The latest developments in Greece do not appear to be positive. Last week, the Greek government seized “excess cash” from municipal government to replenish the central bank coffers so that Athens would be able to pay pensions, salaries, and the IMF. The inexperienced Finance Minister called the measures “temporary”.
The move was widely regarded as ‘soft’ capital controls. Capital controls mean citizens effectively lose control of their own money and have it seized or rendered useless by the government. The introduction of such controls are a bad sign for the economic health of the country and indicate the situation is deteriorating.

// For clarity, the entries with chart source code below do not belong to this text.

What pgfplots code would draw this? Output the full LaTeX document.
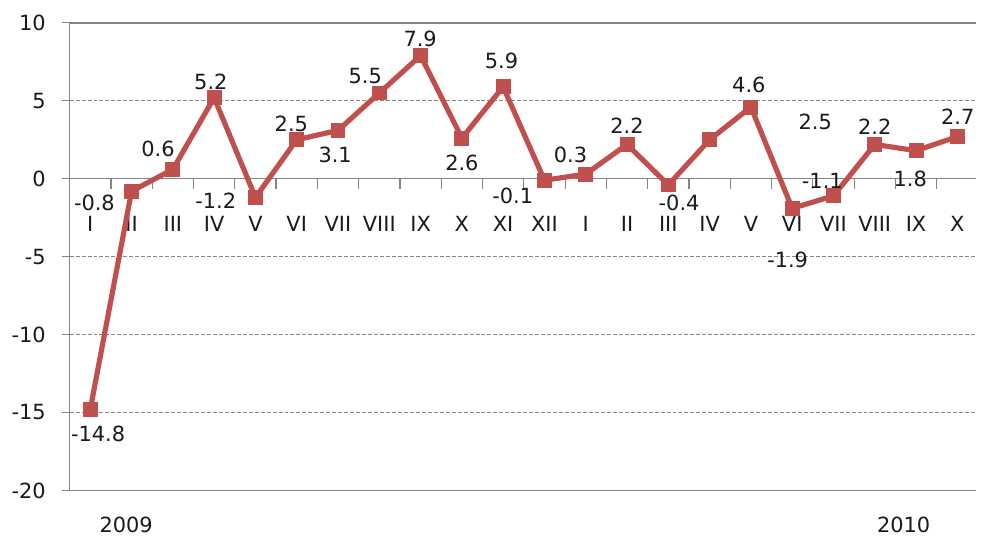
\documentclass[border=0pt]{standalone}
\usepackage{fontspec}
\setmainfont{DejaVu Sans}
\usepackage{pgfplots}
\pgfplotsset{compat=1.18}
\definecolor{exred}{HTML}{C0504D}
\definecolor{gridgray}{HTML}{868686}
\definecolor{txt}{HTML}{1A1A1A}
\begin{document}
\begin{tikzpicture}
\begin{axis}[
 scale only axis, width=455.5pt, height=235pt,
 xmin=-0.5, xmax=21.45, ymin=-20, ymax=10,
 axis line style={draw=none},
 ytick={-20,-15,...,10},
 ytick pos=left,
 tick align=outside,
 major tick length=4pt,
 ytick style={gridgray, line width=0.6pt},
 ymajorgrids, grid style={gridgray, dash pattern=on 2pt off 1pt, line width=0.55pt},
 xtick={0,...,21},
 xticklabels={I,II,III,IV,V,VI,VII,VIII,IX,X,XI,XII,I,II,III,IV,V,VI,VII,VIII,IX,X},
 xtick style={draw=none},
 xticklabel style={anchor=center, yshift=138pt, text=txt},
 yticklabel style={text=txt, xshift=-4.5pt},
 /pgf/number format/assume math mode=true,
 clip=false,
 font=\fontsize{10.5}{12.5}\selectfont,
]
\coordinate (SW) at (rel axis cs:0,0);
\coordinate (NE) at (rel axis cs:1,1);
\draw[gridgray, line width=0.75pt] (axis cs:-0.5,10) -- (axis cs:21.45,10);
\draw[gridgray, line width=0.75pt] (axis cs:-0.5,0) -- (axis cs:21.45,0);
\draw[gridgray, line width=0.75pt] (axis cs:-0.5,-20) -- (axis cs:21.45,-20);
\draw[gridgray, line width=0.75pt] (axis cs:-0.5,-20) -- (axis cs:-0.5,10);
\pgfplotsinvokeforeach{0.5,1.5,...,20.5}{\draw[gridgray,line width=0.6pt] (axis cs:#1,0) -- ++(0pt,-5pt);}
\addplot[exred, line width=2.6pt, mark=square*, mark size=3.5pt, mark options={line width=0.5pt}] coordinates {
(0,-14.8) (1,-0.8) (2,0.6) (3,5.2) (4,-1.2) (5,2.5) (6,3.1) (7,5.5) (8,7.9) (9,2.6) (10,5.9) (11,-0.1)
(12,0.3) (13,2.2) (14,-0.4) (15,2.5) (16,4.6) (17,-1.9) (18,-1.1) (19,2.2) (20,1.8) (21,2.7)};
\begin{scope}[every node/.style={text=txt}]
\node at (axis cs:0.19,-16.4) {-14.8};
\node at (axis cs:0.10,-1.53) {-0.8};
\node at (axis cs:1.64,1.91) {0.6};
\node at (axis cs:2.92,6.19) {5.2};
\node at (axis cs:3.04,-1.40) {-1.2};
\node at (axis cs:4.87,3.51) {2.5};
\node at (axis cs:5.93,1.53) {3.1};
\node at (axis cs:6.66,6.57) {5.5};
\node at (axis cs:7.99,9.0) {7.9};
\node at (axis cs:9.0,1.02) {2.6};
\node at (axis cs:9.96,7.53) {5.9};
\node at (axis cs:10.23,-1.08) {-0.1};
\node at (axis cs:11.63,1.53) {0.3};
\node at (axis cs:13.0,3.38) {2.2};
\node at (axis cs:14.26,-1.53) {-0.4};
\node at (axis cs:15.95,6.0) {4.6};
\node at (axis cs:17.56,3.64) {2.5};
\node at (axis cs:17.73,-0.13) {-1.1};
\node at (axis cs:19.0,3.32) {2.2};
\node at (axis cs:19.86,0.0) {1.8};
\node at (axis cs:21.01,3.96) {2.7};
\node at (axis cs:16.89,-5.23) {-1.9};
\node at (axis cs:0.87,-22.2) {2009};
\node at (axis cs:19.7,-22.2) {2010};
\end{scope}
\end{axis}
\path ([shift={(-35pt,-22.5pt)}]SW) rectangle ([shift={(0pt,11.5pt)}]NE);
\end{tikzpicture}
\end{document}
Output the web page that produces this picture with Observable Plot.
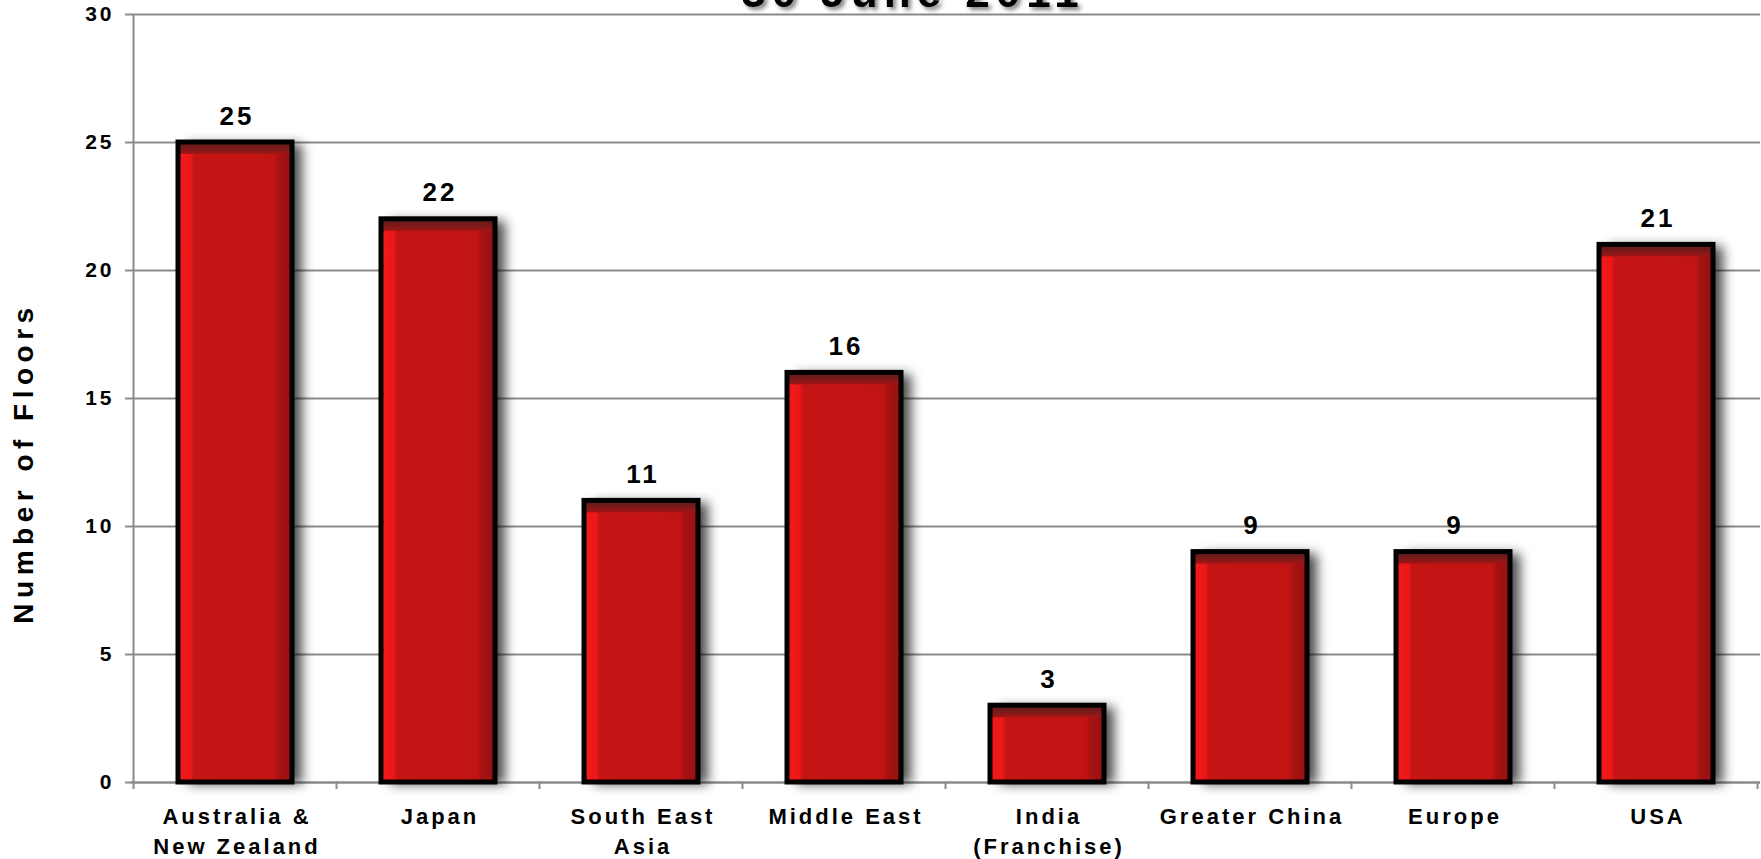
<!DOCTYPE html>
<html>
<head>
<meta charset="utf-8">
<script src="https://cdn.jsdelivr.net/npm/d3@7"></script>
<script src="https://cdn.jsdelivr.net/npm/@observablehq/plot@0.6"></script>
<style>
  html, body { margin: 0; padding: 0; background: white; }
  #chart svg { display: block; font-family: "Liberation Sans", Arial, sans-serif; }
</style>
</head>
<body>
<div id="chart"></div>
<script>
const categories = ["Australia &\nNew Zealand", "Japan", "South East\nAsia", "Middle East", "India\n(Franchise)", "Greater China", "Europe", "USA"];
const floors = [25, 22, 11, 16, 3, 9, 9, 21];
const yTicks = [0, 5, 10, 15, 20, 25, 30];
const titleText = "30 June 2011";
const yLabel = "Number of Floors";

const data = categories.map((c, i) => ({category: c, value: floors[i]}));
const grid = "#8a8a8a";

const plot = Plot.plot({
  width: 1761,
  height: 859,
  marginLeft: 131,
  marginRight: 1,
  marginTop: 14,
  marginBottom: 77,
  style: {background: "white", overflow: "hidden"},
  x: {domain: categories, paddingInner: 0.44, paddingOuter: 0.22, axis: null},
  y: {domain: [0, 30], axis: null},
  marks: [
    Plot.gridY(yTicks, {stroke: grid, strokeOpacity: 1, strokeWidth: 2}),
    Plot.axisY(yTicks, {label: null, tickSize: 6, tickPadding: 11, fontSize: 21, fontWeight: "bold", stroke: grid, strokeWidth: 2, fill: "black", tickFormat: d => String(d)}),
    Plot.ruleY([0], {stroke: grid, strokeWidth: 2}),
    // bar body with horizontal bevel gradient (shadow applied later)
    Plot.barY(data, {x: "category", y: "value", fill: "url(#barH)"}),
    // top bevel
    Plot.barY(data, {x: "category", y1: "value", y2: "value", insetBottom: -12, fill: "url(#barV)"}),
    // outline
    Plot.barY(data, {x: "category", y: "value", fill: "none", stroke: "black", strokeWidth: 5}),
    // value labels
    Plot.text(data, {x: "category", y: "value", text: d => String(d.value), lineAnchor: "bottom", dy: -18, dx: 1.5, fontSize: 26, fontWeight: "bold", fill: "black"}),
    // category labels
    Plot.text(categories, {x: d => d, text: d => d, frameAnchor: "bottom", lineAnchor: "top", dy: 20, dx: 1.5, fontSize: 22, fontWeight: "bold", lineHeight: 1.36, fill: "black"}),
    // title (cut off at top like the reference)
    Plot.text([titleText], {frameAnchor: "top", text: d => d, lineAnchor: "bottom", dx: -33, dy: -8, fontSize: 44, fontWeight: "bold", fill: "black"}),
    // y label
    Plot.text([yLabel], {frameAnchor: "left", textAnchor: "middle", text: d => d, rotate: -90, lineAnchor: "bottom", fontSize: 28, fontWeight: "bold", fill: "black"})
  ]
});

const svg = d3.select(plot);
const defs = svg.insert("defs", ":first-child");
const gH = defs.append("linearGradient").attr("id", "barH").attr("x1", 0).attr("x2", 1).attr("y1", 0).attr("y2", 0);
[[0, "#f41a1a"], [0.11, "#ec1717"], [0.14, "#c41414"], [0.84, "#c31414"], [0.88, "#a81212"], [1, "#941111"]]
  .forEach(([o, c]) => gH.append("stop").attr("offset", o).attr("stop-color", c));
const gV = defs.append("linearGradient").attr("id", "barV").attr("x1", 0).attr("x2", 0).attr("y1", 0).attr("y2", 1);
[[0, "#621b1b"], [0.5, "#761a1a"], [1, "#a31515"]]
  .forEach(([o, c]) => gV.append("stop").attr("offset", o).attr("stop-color", c));

// text styling: letter spacing
svg.selectAll("text").style("letter-spacing", "3px");
svg.selectAll("g[aria-label='y-axis tick label']").attr("font-size", 21).attr("font-weight", "bold");

// drop shadow on bar bodies
const gs = svg.selectAll("g[aria-label='bar']").nodes();
if (gs.length) d3.select(gs[0]).style("filter", "drop-shadow(10px 2px 6px rgba(0,0,0,0.7))");
const texts = svg.selectAll("g[aria-label='text']").nodes();
if (texts.length >= 4) {
  d3.select(texts[2]).style("filter", "drop-shadow(3px 3px 2px rgba(0,0,0,0.5))")
    .selectAll("text").style("letter-spacing", "6px");
  const yl = d3.select(texts[3]);
  yl.attr("transform", null);
  yl.selectAll("text").style("letter-spacing", "5.5px").attr("text-anchor", "middle").attr("transform", "translate(33,463) rotate(-90)");
}

// y axis line and category boundary ticks from the band scale
const xs = plot.scale("x");
const ys = plot.scale("y");
const step = xs.step;
const x0 = xs.apply(categories[0]) - (step - xs.bandwidth) / 2;
const yTop = ys.apply(30), yBot = ys.apply(0);
const axG = svg.append("g").attr("stroke", grid).attr("stroke-width", 2);
axG.append("line").attr("x1", x0).attr("x2", x0).attr("y1", yTop).attr("y2", yBot + 7);
categories.forEach((c, i) => {
  const xb = x0 + (i + 1) * step;
  axG.append("line").attr("x1", xb).attr("x2", xb).attr("y1", yBot).attr("y2", yBot + 7);
});

document.getElementById("chart").appendChild(plot);
</script>
</body>
</html>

Over the weekend the first evidence that the “hard” variety of capital controls may have arrived. News organization Kathimerini reports that Greek debtors are having their deposits seized in lieu of payment.
“As the country’s finances reach a critical point, tax authorities have started seizing the deposits of small debtors” the paper reported.
It’s impossible to determine the scope of the actions but they seem widespread as cases of debtors targeted included a citizen with a debt of just 200 euros.
The bank account of the man was frozen and then reopened once it was established that he had paid his dues. In multiple cases, including that of a citizen with a debt of 24,000 euros, bailiffs are said to have even used threats to secure repayment. The initiatives come as efforts to crack down on rich Greeks with tax debts are making slow progress.
The trajectory from here appears reminiscent of cyprus, Citi Bank saying capital controls will likely be a part of whatever “resolution” happens in the Greek situation.
Such controls can be implemented instantly and would almost certainly accompany any run on a Greek bank or rioting, a Greek tradition.
In short, the situation is just a hair from a financial catastrophe at present.